NEW YORK, NY.- Pace Gallery is presenting The Patch of Blue the Prisoner Calls the Sky, Julian Schnabel’s first solo exhibition at the gallery’s new Chelsea home. The exhibition features thirteen recent paintings by the artist. The show is on view at 540 West 25th Street from March 6 – April 18, 2020. An essay by James Nares, titled The Patch of Blue the Prisoner Calls the Sky, accompanies the exhibition.

These works catalogue the possibilities of how and what to paint, revealing a new way of looking at the world that blurs the line between representation and configuration. As Nares explains, “These paintings represent the evidence of their own autonomy. They are metaphoric in an open way, not to interpretation as image but as underlying principles and facets of nature.”

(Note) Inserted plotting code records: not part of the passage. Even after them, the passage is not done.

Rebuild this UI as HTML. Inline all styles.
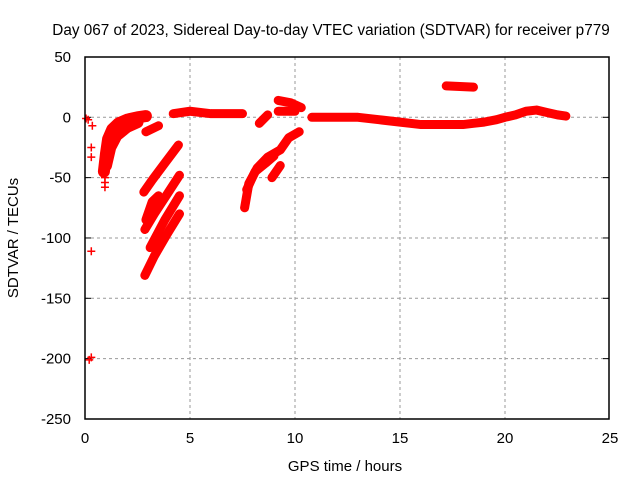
<!DOCTYPE html>
<html><head><meta charset="utf-8"><style>
body{margin:0;background:#fff}
svg{display:block;font-family:"Liberation Sans",Arial,sans-serif;font-size:15px}
</style></head><body>
<svg id="chart" width="640" height="480">
<text x="331" y="35" text-anchor="middle" font-size="15.3">Day 067 of 2023, Sidereal Day-to-day VTEC variation (SDTVAR) for receiver p779</text>
<text x="345" y="471" text-anchor="middle">GPS time / hours</text>
<text transform="translate(18,238) rotate(-90)" text-anchor="middle">SDTVAR / TECUs</text>
<g id="grid"></g><g id="ticks"></g><g id="marks"></g>
<rect x="85" y="57" width="524" height="362" fill="none" stroke="#000" stroke-width="1.5"/>
</svg>
<script>
const xTicks=[0,5,10,15,20,25];
const yTicks=[50,0,-50,-100,-150,-200,-250];
const trackEarlyUpper=[[0.9,-45],[1.0,-30],[1.1,-18],[1.3,-10],[1.6,-5],[2.0,-2],[2.5,0],[2.9,1]];
const trackEarlyLower=[[1.0,-40],[1.2,-25],[1.5,-15],[2.0,-8],[2.5,-4]];
const trackSmall1=[[2.9,-12],[3.5,-7]];
const trackDiagA=[[2.8,-62],[3.2,-52],[3.8,-38],[4.45,-23]];
const trackDiagB=[[2.85,-93],[3.3,-80],[3.9,-64],[4.5,-48]];
const trackDiagB2=[[2.9,-85],[3.2,-70],[3.5,-65]];
const trackDiagC=[[2.85,-131],[3.3,-115],[3.9,-97],[4.5,-80]];
const trackDiagC2=[[3.1,-108],[3.8,-85],[4.5,-65]];
const trackMid=[[4.2,3],[5,5],[6,3],[7,3],[7.5,3]];
const trackArc2=[[7.6,-75],[7.8,-55],[8.2,-42],[8.7,-33],[9.3,-27],[9.7,-17],[10.2,-12]];
const trackArc2b=[[7.7,-60],[8.1,-45],[8.6,-38],[9.0,-32]];
const trackSpur=[[8.9,-50],[9.3,-40]];
const trackSmall2=[[8.3,-5],[8.7,2]];
const trackTop=[[9.2,14],[9.8,12],[10.3,8]];
const trackTop2=[[9.2,5],[10.0,5]];
const trackLong=[[10.8,0],[12,0],[13,0],[14,-2],[15,-4],[16,-6],[17,-6],[18,-6],[18.5,-5],[19,-4],[19.6,-2],[20,0],[20.5,2],[21,5],[21.5,6],[22,4],[22.5,2],[22.9,1]];
const trackHigh=[[17.2,26],[18.5,25]];
const isolated=[[0.05,-1],[0.15,-2],[0.35,-7],[0.3,-25],[0.3,-33],[0.3,-111],[0.3,-199],[0.2,-201],[0.95,-50],[0.95,-54],[0.95,-58]];
const tracks=[trackEarlyUpper,trackEarlyLower,trackSmall1,trackDiagA,trackDiagB,trackDiagB2,trackDiagC,trackDiagC2,trackMid,trackArc2,trackArc2b,trackSpur,trackSmall2,trackTop,trackTop2,trackLong,trackHigh];
const NS="http://www.w3.org/2000/svg";
const X=h=>85+h*21, Y=v=>117.3-v*1.2067;
const grid=document.getElementById('grid'),ticks=document.getElementById('ticks'),marks=document.getElementById('marks');
function mk(tag,attrs,parent){const e=document.createElementNS(NS,tag);for(const k in attrs)e.setAttribute(k,attrs[k]);parent.appendChild(e);return e;}
xTicks.forEach(t=>{
 if(t>0&&t<25){const g=mk('line',{x1:X(t),x2:X(t),y1:57,y2:419,stroke:'#999','stroke-dasharray':'3,3'},grid);
 
 }
 const l=mk('text',{x:X(t),y:443,'text-anchor':'middle'},ticks);l.textContent=t;
 
 
});
yTicks.forEach(t=>{
 if(t<50&&t>-250){const g=mk('line',{x1:85,x2:609,y1:Y(t),y2:Y(t),stroke:'#999','stroke-dasharray':'3,3'},grid);
 
 
 mk('line',{x1:85,x2:91,y1:Y(t),y2:Y(t),stroke:'#000'},ticks);mk('line',{x1:603,x2:609,y1:Y(t),y2:Y(t),stroke:'#000'},ticks);}
 const l=mk('text',{x:71,y:Y(t)+5,'text-anchor':'end'},ticks);l.textContent=t;
 
 
});
function plus(h,v){const p=mk('path',{d:`M${X(h)-4},${Y(v)}h8M${X(h)},${Y(v)-4}v8`,stroke:'red','stroke-width':1.5},marks);
 
 }
tracks.forEach((tr,i)=>{
 const pl=mk('polyline',{points:tr.map(p=>X(p[0])+','+Y(p[1])).join(' '),fill:'none',stroke:'red','stroke-width':i<2?12:9,'stroke-linejoin':'round','stroke-linecap':'round'},marks);
 
 
 tr.forEach(p=>plus(p[0],p[1]));
});
isolated.forEach(p=>plus(p[0],p[1]));
</script>
</body></html>
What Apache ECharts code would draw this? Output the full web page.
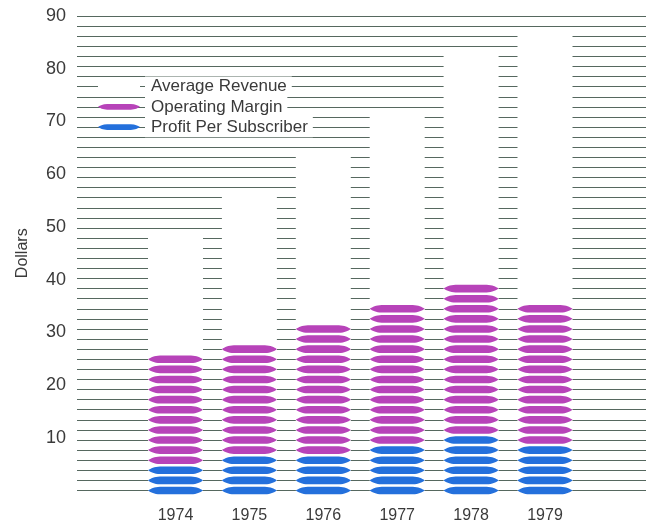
<!DOCTYPE html>
<html>
<head>
<meta charset="utf-8">
<script src="https://cdn.jsdelivr.net/npm/echarts@6/dist/echarts.min.js"></script>
<style>
  html, body { margin: 0; padding: 0; background: #fff; }
  #chart { width: 656px; height: 525px; }
</style>
</head>
<body>
<div id="chart"></div>
<script>
// Years on the horizontal axis
const years = ['1974', '1975', '1976', '1977', '1978', '1979'];
// Dollars per subscriber
const averageRevenue = [49, 56.5, 64, 72, 83, 87];
const operatingMargin = [25, 27, 31, 34.5, 38.5, 34.5];
const profitPerSubscriber = [4, 6, 6, 8, 9.5, 7.5];
// Value axis tick labels
const dollarTicks = [10, 20, 30, 40, 50, 60, 70, 80, 90];

// Decorative ruling: 47 evenly spaced stripes across the 0-90 range
const Y_MAX = 90;
const STRIPES = 47;
const STEP = Y_MAX / STRIPES;

// Pointed lozenge used for each margin/profit unit
const LENS_PATH = 'M0,4 C3,2 6,0.4 12,0.2 L43,0.2 C49,0.4 52,2 55,4 C52,6 49,7.6 43,7.8 L12,7.8 C6,7.6 3,6 0,4 Z';
const LENS_W = 55;
const LENS_H = 9;
const MAGENTA = '#b743b9';
const BLUE = '#2470dc';
const INK = '#3a3a3a';
const FONT = '"Liberation Sans", Arial, sans-serif';

// Draws one lozenge on every stripe from the base value up to the series value
function lensRenderer(color) {
  return function (params, api) {
    const cat = api.value(0);
    const top = api.value(1);
    const base = api.value(2);
    const first = base < 0 ? 0 : Math.round(base / STEP) + 1;
    const last = Math.round(top / STEP);
    const children = [];
    for (let k = first; k <= last; k++) {
      const p = api.coord([cat, k * STEP]);
      children.push({
        type: 'path',
        shape: {
          pathData: LENS_PATH,
          x: p[0] - LENS_W / 2,
          y: p[1] - LENS_H / 2,
          width: LENS_W,
          height: LENS_H
        },
        style: { fill: color }
      });
    }
    return { type: 'group', children: children };
  };
}

const chart = echarts.init(document.getElementById('chart'), null, { renderer: 'canvas' });

const option = {
  animation: false,
  backgroundColor: '#fff',
  textStyle: { fontFamily: FONT },
  grid: [
    { left: 77, right: 10, top: 16, bottom: 34.5 },
    { left: 138.55, right: 74.05, top: 16, bottom: 34.5 }
  ],
  xAxis: [
    { type: 'value', gridIndex: 0, min: 0, max: 1, show: false },
    {
      type: 'category',
      gridIndex: 1,
      data: years,
      axisLine: { show: false },
      axisTick: { show: false },
      axisLabel: { margin: 17, fontSize: 16, color: INK, fontFamily: FONT }
    }
  ],
  yAxis: [
    {
      type: 'value',
      gridIndex: 0,
      min: 0,
      max: Y_MAX,
      interval: 10,
      name: 'Dollars',
      nameLocation: 'middle',
      nameGap: 46,
      nameTextStyle: { fontSize: 16, color: INK, fontFamily: FONT },
      axisLine: { show: false },
      axisTick: { show: false },
      splitLine: { show: false },
      axisLabel: {
        margin: 11,
        fontSize: 18,
        color: INK,
        fontFamily: FONT,
        formatter: function (v) { return dollarTicks.indexOf(v) >= 0 ? String(v) : ''; }
      }
    },
    {
      type: 'value',
      gridIndex: 0,
      position: 'right',
      min: 0,
      max: STRIPES,
      interval: 1,
      axisLine: { show: false },
      axisTick: { show: false },
      axisLabel: { show: false },
      splitLine: { show: true, lineStyle: { color: '#56685f', width: 1.2 } }
    },
    { type: 'value', gridIndex: 1, min: 0, max: Y_MAX, show: false }
  ],
  legend: {
    orient: 'vertical',
    left: 98,
    top: 76.57,
    padding: 0,
    itemGap: 0,
    itemWidth: 42,
    itemHeight: 9,
    selectedMode: false,
    textStyle: {
      fontSize: 17,
      color: INK,
      fontFamily: FONT,
      backgroundColor: '#fff',
      padding: [2, 5, 2, 6],
      lineHeight: 16.19
    },
    data: [
      { name: 'Average Revenue', icon: 'rect' },
      { name: 'Operating Margin', icon: 'path://' + LENS_PATH },
      { name: 'Profit Per Subscriber', icon: 'path://' + LENS_PATH }
    ]
  },
  series: [
    {
      name: 'Average Revenue',
      type: 'bar',
      xAxisIndex: 1,
      yAxisIndex: 2,
      data: averageRevenue,
      barWidth: 55,
      itemStyle: { color: '#fff' },
      silent: true,
      z: 3
    },
    {
      name: 'Operating Margin',
      type: 'custom',
      xAxisIndex: 1,
      yAxisIndex: 2,
      encode: { x: 0, y: 1 },
      data: operatingMargin.map(function (v, i) { return [i, v, profitPerSubscriber[i]]; }),
      renderItem: lensRenderer(MAGENTA),
      itemStyle: { color: MAGENTA },
      silent: true,
      z: 4
    },
    {
      name: 'Profit Per Subscriber',
      type: 'custom',
      xAxisIndex: 1,
      yAxisIndex: 2,
      encode: { x: 0, y: 1 },
      data: profitPerSubscriber.map(function (v, i) { return [i, v, -1]; }),
      renderItem: lensRenderer(BLUE),
      itemStyle: { color: BLUE },
      silent: true,
      z: 4
    }
  ]
};

chart.setOption(option);
</script>
</body>
</html>
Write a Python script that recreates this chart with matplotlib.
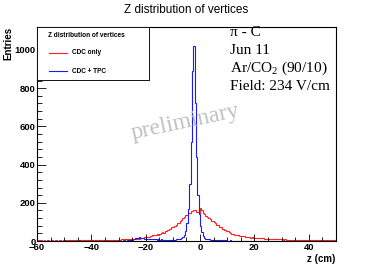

Weather-beaten fabrics provide a temporal point of departure. “Julian is drawn to surfaces and objects that show their own history—scuffed-up cardboard, the discarded sails of sailing ships, Kabuki theater backdrops…he thinks of them as ‘opportunities’—calls them ‘veils of time.’”

Painted with marks Nares refers to as “a kind of mapping of the mind,” the works evoke volcanoes, rock formations, ocean waves, deserts, outer space, all rendered in emotive indigo blues, blood reds, pale pinks and olive greens– eternity. Once a utilitarian object, the fabric ground contains traces of its past life and the perfection of the coincidental opening a window into both our world and one imagined in dense paint. “The paintings are full of dynamic surprises….Small fire, a prism, and a window-like opening in a place with no wall, blue sky beyond…”

Julian Schnabel (born in Brooklyn, New York, 1951, raised in Brownsville, Texas) has always been a revolutionary voice in painting and all his other creative endeavors. His use of preexisting materials not traditionally used in artmaking, varied painting surfaces, and unconventional modes of construction were pivotal in the reemergence of painting in the United States and beyond since the late 1970s. He invented a new language within painting that paved the way for and influenced a new generation of artists.